**AIM OF THE TASK**:
Below are records. Copy every line with "React" in it.

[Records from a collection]
※ ※ ※
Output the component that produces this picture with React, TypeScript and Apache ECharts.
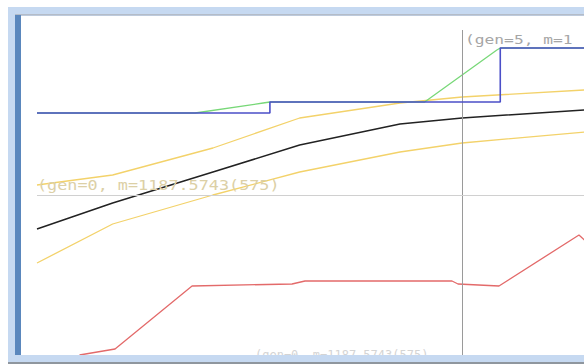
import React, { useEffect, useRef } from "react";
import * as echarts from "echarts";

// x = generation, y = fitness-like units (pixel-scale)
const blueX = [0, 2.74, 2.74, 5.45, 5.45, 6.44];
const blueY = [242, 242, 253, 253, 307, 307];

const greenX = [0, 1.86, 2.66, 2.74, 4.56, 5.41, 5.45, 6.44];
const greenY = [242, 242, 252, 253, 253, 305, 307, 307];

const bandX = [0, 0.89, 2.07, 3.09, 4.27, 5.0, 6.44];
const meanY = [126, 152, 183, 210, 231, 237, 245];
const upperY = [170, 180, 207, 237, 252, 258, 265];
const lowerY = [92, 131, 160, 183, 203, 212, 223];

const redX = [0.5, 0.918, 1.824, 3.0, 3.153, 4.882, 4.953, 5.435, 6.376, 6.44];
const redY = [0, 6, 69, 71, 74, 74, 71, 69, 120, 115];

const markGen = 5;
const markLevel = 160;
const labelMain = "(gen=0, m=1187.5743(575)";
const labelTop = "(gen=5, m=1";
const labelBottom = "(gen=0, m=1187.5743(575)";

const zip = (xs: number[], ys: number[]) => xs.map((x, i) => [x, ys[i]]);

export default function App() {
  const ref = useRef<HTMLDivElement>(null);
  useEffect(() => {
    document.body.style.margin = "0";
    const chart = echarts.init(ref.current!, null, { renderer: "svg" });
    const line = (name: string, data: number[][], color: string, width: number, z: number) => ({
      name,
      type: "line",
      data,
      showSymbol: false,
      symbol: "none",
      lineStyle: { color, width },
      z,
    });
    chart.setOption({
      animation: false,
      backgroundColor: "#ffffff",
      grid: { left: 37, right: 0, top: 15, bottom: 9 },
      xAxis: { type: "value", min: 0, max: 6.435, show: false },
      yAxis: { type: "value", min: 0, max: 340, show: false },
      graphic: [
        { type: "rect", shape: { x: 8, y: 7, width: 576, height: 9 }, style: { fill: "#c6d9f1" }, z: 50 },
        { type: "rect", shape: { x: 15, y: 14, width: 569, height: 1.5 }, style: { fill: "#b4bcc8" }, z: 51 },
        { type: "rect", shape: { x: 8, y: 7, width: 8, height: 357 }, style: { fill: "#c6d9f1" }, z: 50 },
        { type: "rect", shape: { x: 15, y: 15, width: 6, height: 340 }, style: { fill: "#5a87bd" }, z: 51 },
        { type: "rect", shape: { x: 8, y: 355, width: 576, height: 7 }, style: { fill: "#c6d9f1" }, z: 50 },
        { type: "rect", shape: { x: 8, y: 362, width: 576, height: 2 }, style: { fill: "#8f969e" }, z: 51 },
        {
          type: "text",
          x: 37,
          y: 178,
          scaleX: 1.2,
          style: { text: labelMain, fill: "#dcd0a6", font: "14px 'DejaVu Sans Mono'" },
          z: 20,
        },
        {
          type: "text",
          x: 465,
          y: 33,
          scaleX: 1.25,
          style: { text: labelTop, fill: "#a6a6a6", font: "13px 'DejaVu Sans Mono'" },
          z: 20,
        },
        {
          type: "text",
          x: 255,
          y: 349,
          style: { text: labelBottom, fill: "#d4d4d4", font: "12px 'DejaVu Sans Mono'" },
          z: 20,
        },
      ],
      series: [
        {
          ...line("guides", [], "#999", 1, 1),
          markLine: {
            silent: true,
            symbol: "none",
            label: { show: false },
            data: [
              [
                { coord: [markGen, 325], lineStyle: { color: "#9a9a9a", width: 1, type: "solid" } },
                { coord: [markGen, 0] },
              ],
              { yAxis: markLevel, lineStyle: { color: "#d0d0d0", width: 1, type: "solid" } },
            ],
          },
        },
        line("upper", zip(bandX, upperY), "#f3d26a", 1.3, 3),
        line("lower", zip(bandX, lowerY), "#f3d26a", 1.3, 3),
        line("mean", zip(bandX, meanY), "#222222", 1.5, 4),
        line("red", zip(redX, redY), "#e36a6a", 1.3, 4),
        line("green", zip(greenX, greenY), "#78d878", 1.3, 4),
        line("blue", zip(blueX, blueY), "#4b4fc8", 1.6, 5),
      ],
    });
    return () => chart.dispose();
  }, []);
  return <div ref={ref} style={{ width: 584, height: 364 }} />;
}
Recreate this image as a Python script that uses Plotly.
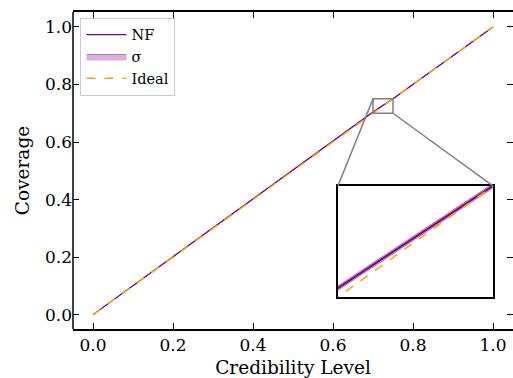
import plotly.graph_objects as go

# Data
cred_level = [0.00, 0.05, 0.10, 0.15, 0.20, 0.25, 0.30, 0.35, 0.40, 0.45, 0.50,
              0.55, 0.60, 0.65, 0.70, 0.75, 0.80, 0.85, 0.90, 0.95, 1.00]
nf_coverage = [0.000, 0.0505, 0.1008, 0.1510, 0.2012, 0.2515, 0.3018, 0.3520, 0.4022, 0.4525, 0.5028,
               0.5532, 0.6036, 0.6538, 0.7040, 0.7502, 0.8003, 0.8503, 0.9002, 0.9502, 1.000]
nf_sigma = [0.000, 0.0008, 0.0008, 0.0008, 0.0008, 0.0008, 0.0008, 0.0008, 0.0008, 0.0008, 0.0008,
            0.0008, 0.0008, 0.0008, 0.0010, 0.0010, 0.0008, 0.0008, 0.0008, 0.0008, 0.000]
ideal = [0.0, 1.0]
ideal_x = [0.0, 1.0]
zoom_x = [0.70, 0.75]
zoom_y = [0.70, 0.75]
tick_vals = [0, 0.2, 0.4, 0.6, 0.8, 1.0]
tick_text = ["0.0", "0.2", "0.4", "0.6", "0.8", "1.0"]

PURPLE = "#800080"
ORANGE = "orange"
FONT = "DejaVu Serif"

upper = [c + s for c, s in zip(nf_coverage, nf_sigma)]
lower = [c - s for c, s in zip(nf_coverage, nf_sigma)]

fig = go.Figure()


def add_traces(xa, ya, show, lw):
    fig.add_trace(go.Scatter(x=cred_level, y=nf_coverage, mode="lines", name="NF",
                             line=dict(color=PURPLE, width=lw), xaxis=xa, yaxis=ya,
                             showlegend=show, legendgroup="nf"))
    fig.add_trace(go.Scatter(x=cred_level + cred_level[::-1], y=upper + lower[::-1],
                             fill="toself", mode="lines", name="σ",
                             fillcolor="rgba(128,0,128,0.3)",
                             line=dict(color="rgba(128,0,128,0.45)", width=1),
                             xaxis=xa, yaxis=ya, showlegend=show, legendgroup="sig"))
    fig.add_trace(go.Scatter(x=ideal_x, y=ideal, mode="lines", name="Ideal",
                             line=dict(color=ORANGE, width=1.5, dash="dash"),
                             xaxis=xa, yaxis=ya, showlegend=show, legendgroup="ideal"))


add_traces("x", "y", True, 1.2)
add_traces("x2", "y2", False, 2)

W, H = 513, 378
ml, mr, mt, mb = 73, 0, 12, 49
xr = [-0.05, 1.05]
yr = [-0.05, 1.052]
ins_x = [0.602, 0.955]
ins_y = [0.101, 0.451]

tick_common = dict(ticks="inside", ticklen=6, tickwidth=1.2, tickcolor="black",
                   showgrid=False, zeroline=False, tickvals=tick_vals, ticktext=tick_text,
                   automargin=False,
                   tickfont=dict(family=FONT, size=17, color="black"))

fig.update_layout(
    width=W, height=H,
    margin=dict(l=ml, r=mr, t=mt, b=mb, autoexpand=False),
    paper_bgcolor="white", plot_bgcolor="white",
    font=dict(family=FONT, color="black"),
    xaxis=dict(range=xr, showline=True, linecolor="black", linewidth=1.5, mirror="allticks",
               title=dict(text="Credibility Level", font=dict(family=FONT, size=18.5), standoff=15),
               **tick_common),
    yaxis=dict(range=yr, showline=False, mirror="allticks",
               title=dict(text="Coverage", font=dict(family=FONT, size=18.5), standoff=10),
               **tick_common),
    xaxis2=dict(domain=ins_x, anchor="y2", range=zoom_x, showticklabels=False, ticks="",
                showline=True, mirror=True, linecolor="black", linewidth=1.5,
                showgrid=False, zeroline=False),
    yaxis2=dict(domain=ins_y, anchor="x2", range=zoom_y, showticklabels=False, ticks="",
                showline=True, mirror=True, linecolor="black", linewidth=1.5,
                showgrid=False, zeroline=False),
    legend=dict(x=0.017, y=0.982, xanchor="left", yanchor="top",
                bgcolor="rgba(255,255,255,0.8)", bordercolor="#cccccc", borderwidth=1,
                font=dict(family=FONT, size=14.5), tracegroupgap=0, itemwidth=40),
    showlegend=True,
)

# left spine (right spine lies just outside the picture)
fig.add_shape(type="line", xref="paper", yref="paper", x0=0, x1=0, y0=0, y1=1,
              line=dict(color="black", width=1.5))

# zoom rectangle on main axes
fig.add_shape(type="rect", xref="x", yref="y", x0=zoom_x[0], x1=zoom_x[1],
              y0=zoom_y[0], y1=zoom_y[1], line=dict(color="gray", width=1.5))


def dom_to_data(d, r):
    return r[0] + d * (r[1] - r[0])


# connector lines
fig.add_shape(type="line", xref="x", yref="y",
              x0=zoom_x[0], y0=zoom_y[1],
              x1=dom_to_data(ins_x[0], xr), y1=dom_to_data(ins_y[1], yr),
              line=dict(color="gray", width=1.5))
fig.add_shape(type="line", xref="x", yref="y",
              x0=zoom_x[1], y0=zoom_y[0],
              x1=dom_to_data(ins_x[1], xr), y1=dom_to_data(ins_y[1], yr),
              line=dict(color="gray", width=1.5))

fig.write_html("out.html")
※ ※ ※
**FULL OUTPUT**:
Output the component that produces this picture with React, TypeScript and Apache ECharts.
import React, { useEffect, useRef } from "react";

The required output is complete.